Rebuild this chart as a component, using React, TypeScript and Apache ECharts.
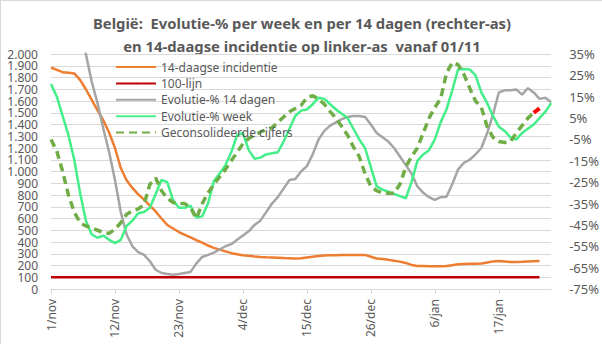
import React, { useEffect, useRef } from "react";
import * as echarts from "echarts";

// Categories: 1/nov .. 26/jan
const months: [string, number][] = [["nov", 30], ["dec", 31], ["jan", 26]];
const dates: string[] = [];
months.forEach(([m, n]) => {
  for (let d = 1; d <= n; d++) dates.push(`${d}/${m}`);
});

const titleLine1 = "België:  Evolutie-% per week en per 14 dagen (rechter-as)";
const titleLine2 = "en 14-daagse incidentie op linker-as  vanaf 01/11";

// Left axis: 14-daagse incidentie (days 0..84)
const incidentie = [
  1885, 1865, 1845, 1840, 1835, 1780, 1700, 1610, 1520, 1435,
  1330, 1200, 1030, 925, 860, 805, 760, 710, 660, 600,
  545, 515, 485, 460, 440, 415, 395, 370, 350, 335,
  320, 305, 295, 287, 282, 277, 273, 270, 268, 266,
  263, 261, 259, 262, 268, 274, 280, 285, 287, 288,
  289, 290, 290, 290, 290, 275, 260, 255, 248, 240,
  233, 222, 205, 195, 195, 194, 193, 194, 195, 203,
  210, 212, 214, 215, 217, 225, 235, 239, 235, 230,
  229, 231, 234, 237, 239,
];
const lijnWaarde = 100;
const lijnDagen = 85;

// Left axis range
const leftMin = 0;
const leftMax = 2000;
const leftStep = 100;

// Right axis (%): Evolutie-% 14 dagen (days 0..86)
const evol14 = [
  95, 85, 75, 65, 55, 46, 35, 22, 12, 0,
  -11, -24, -39, -49.5, -55, -57.7, -59, -62, -66, -67.5,
  -68, -68.3, -68, -67.5, -67, -63, -60, -59, -58, -56.5,
  -55, -54, -52, -50, -48, -45, -43, -39, -35, -32,
  -28, -24, -23.5, -20, -17.5, -12, -5, -1, 1.5, 3,
  4.5, 5.5, 6, 6, 5.5, 2, -2, -4, -6, -9,
  -13, -17, -21, -27, -30, -32, -33.3, -32, -31.8, -26,
  -19, -16, -14.5, -12, -9, -2, 6.6, 17, 18, 18,
  18.4, 16, 19, 17, 14, 14.5, 12.4,
];
// Evolutie-% week (days 0..86)
const evolWeek = [
  21, 15, 6, -3, -14.5, -30, -43, -49.5, -51, -50,
  -52, -53.5, -52, -45.5, -43, -39.5, -39, -37, -30.5, -24,
  -25, -33.5, -37, -37, -36, -41.5, -41, -35, -24.5, -21,
  -17, -11, -3, -2, -10, -14, -13.5, -12, -11.5, -11,
  -6, 0, 6, 8.5, 9, 11.5, 14.5, 14, 11.5, 9,
  7, 5, 0, -5, -9, -18, -27, -28.5, -29.5, -30.5,
  -31.5, -32.5, -25, -15, -12, -10, -5, 3, 9, 18,
  27.8, 28, 27.8, 25, 17, 12, 6, 1, -1, -4,
  -5, -2, 0, 2, 5, 8, 12,
];
// Geconsolideerde cijfers (days 0..83)
const geconsolideerd = [
  -5, -10.5, -20, -31, -39, -44, -45.5, -46.5, -47.5, -48.5,
  -49, -47, -44, -40, -38.5, -37.5, -35.5, -26, -23, -29,
  -32.5, -34.5, -35, -35, -37, -42, -35, -30, -26, -22.5,
  -19, -15, -11, -7, -4.5, -3, -1.5, -0.5, 0.5, 3,
  5.5, 8, 9.5, 11, 14.5, 15.5, 14, 11.5, 8, 5,
  1, -3, -8.5, -13, -21, -27, -29, -30, -30.2, -30.2,
  -26, -18, -13, -9, -2, 5, 10, 14, 26, 31,
  30, 25.5, 19, 13, 10, 1, -4, -6, -6.4, -6,
  -2, 1.5, 5, 7.5,
];
// Red end segment of consolidated line
const roodStart = 83;
const roodStaart = [7.5, 9.5];

// Right axis range (%)
const pctMin = -75;
const pctMax = 35;
const pctStep = 10;

const names = [
  "14-daagse incidentie",
  "100-lijn",
  "Evolutie-% 14 dagen",
  "Evolutie-% week",
  "Geconsolideerde cijfers",
];

const shift = (arr: (number | null)[]) => arr.map((v) => (v == null ? null : v - pctMin));
const fmtThousands = (v: number) =>
  v >= 1000 ? `${Math.floor(v / 1000)}.${String(v % 1000).padStart(3, "0")}` : `${v}`;

export default function App() {
  const ref = useRef<HTMLDivElement>(null);
  useEffect(() => {
    document.body.style.margin = "0";
    if (!ref.current) return;
    const chart = echarts.init(ref.current, undefined, { renderer: "svg" });
    const font = "'Noto Sans', sans-serif";
    const txt = "#595959";
    const grid = "#D9D9D9";
    const lijn = Array.from({ length: lijnDagen }, () => lijnWaarde);
    const rood: (number | null)[] = dates.map((_, i) =>
      i >= roodStart && i < roodStart + roodStaart.length ? roodStaart[i - roodStart] : null
    );
    const leftLabel = {
      fontSize: 12,
      color: txt,
      margin: 13,
      fontFamily: font,
      formatter: fmtThousands,
    };
    chart.setOption({
      animation: false,
      textStyle: { fontFamily: font },
      graphic: [
        {
          type: "text", x: 302, y: 23,
          style: { text: titleLine1, fill: txt, font: `bold 14.8px ${font}`, textAlign: "center", textVerticalAlign: "middle" },
        },
        {
          type: "text", x: 302, y: 46,
          style: { text: titleLine2, fill: txt, font: `bold 14.8px ${font}`, textAlign: "center", textVerticalAlign: "middle" },
        },
      ],
      legend: {
        data: names,
        orient: "vertical",
        left: 110,
        top: 55,
        itemWidth: 40,
        itemHeight: 2,
        itemGap: 2.4,
        textStyle: { fontSize: 12, color: txt, lineHeight: 14, fontFamily: font },
      },
      grid: { left: 51, right: 48, top: 54, bottom: 55, containLabel: false },
      xAxis: {
        type: "category",
        data: dates,
        boundaryGap: false,
        axisLine: { lineStyle: { color: grid } },
        axisTick: { show: true, interval: 10, length: 5, lineStyle: { color: grid } },
        axisLabel: { interval: 10, rotate: 90, fontSize: 12, color: txt, margin: 10, fontFamily: font },
        splitLine: { show: false },
      },
      yAxis: [
        {
          // left axis: end labels (0 and 2.000)
          type: "value",
          position: "left",
          offset: 0,
          min: leftMin,
          max: leftMax,
          interval: leftMax - leftMin,
          axisLine: { show: false },
          axisTick: { show: false },
          splitLine: { show: false },
          axisLabel: { ...leftLabel, showMinLabel: true, showMaxLabel: true },
        },
        {
          // left axis: inner labels and grid lines every 100
          type: "value",
          position: "left",
          offset: 0,
          min: leftMin,
          max: leftMax,
          interval: leftStep,
          axisLine: { show: false },
          axisTick: { show: false },
          splitLine: { lineStyle: { color: grid, width: 1 } },
          axisLabel: { ...leftLabel, showMinLabel: false, showMaxLabel: false, hideOverlap: false },
        },
        {
          type: "value",
          position: "right",
          offset: 0,
          min: 0,
          max: pctMax - pctMin,
          interval: pctStep,
          axisLine: { show: false },
          axisTick: { show: false },
          splitLine: { show: false },
          axisLabel: {
            fontSize: 13,
            color: txt,
            margin: 18,
            fontFamily: font,
            showMinLabel: true,
            showMaxLabel: true,
            formatter: (v: number) => `${Math.round(v + pctMin)}%`,
          },
        },
      ],
      series: [
        {
          name: names[0], type: "line", yAxisIndex: 0, data: incidentie, symbol: "none",
          lineStyle: { color: "#ED7D31", width: 2.5 }, itemStyle: { color: "#ED7D31" },
        },
        {
          name: names[1], type: "line", yAxisIndex: 0, data: lijn, symbol: "none",
          lineStyle: { color: "#C00000", width: 2.5 }, itemStyle: { color: "#C00000" },
        },
        {
          name: names[2], type: "line", yAxisIndex: 2, data: shift(evol14), symbol: "none", clip: true,
          lineStyle: { color: "#A5A5A5", width: 2.5 }, itemStyle: { color: "#A5A5A5" },
        },
        {
          name: names[3], type: "line", yAxisIndex: 2, data: shift(evolWeek), symbol: "none",
          lineStyle: { color: "#44EE88", width: 2.5 }, itemStyle: { color: "#44EE88" },
        },
        {
          name: names[4], type: "line", yAxisIndex: 2, data: shift(geconsolideerd), symbol: "none",
          lineStyle: { color: "#70AD47", width: 3.5, type: [8, 5] }, itemStyle: { color: "#70AD47" },
        },
        {
          name: "rood", type: "line", yAxisIndex: 2, data: shift(rood), symbol: "none",
          lineStyle: { color: "#FF0000", width: 4 }, itemStyle: { color: "#FF0000" },
        },
      ],
    });
    return () => chart.dispose();
  }, []);
  return (
    <div
      ref={ref}
      style={{ width: 602, height: 344, boxShadow: "inset 1px 1px 0 #D9D9D9" }}
    />
  );
}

- - - - -

__Exercise goal__:
Repeat, word for word and with no pictures, only the lines running from the beginning of the data to the line that contains "14-daagse incidentie op".

__The reply__:
Rebuild this chart as a component, using React, TypeScript and Apache ECharts.
import React, { useEffect, useRef } from "react";
import * as echarts from "echarts";

// Categories: 1/nov .. 26/jan
const months: [string, number][] = [["nov", 30], ["dec", 31], ["jan", 26]];
const dates: string[] = [];
months.forEach(([m, n]) => {
  for (let d = 1; d <= n; d++) dates.push(`${d}/${m}`);
});

const titleLine1 = "België:  Evolutie-% per week en per 14 dagen (rechter-as)";
const titleLine2 = "en 14-daagse incidentie op linker-as  vanaf 01/11";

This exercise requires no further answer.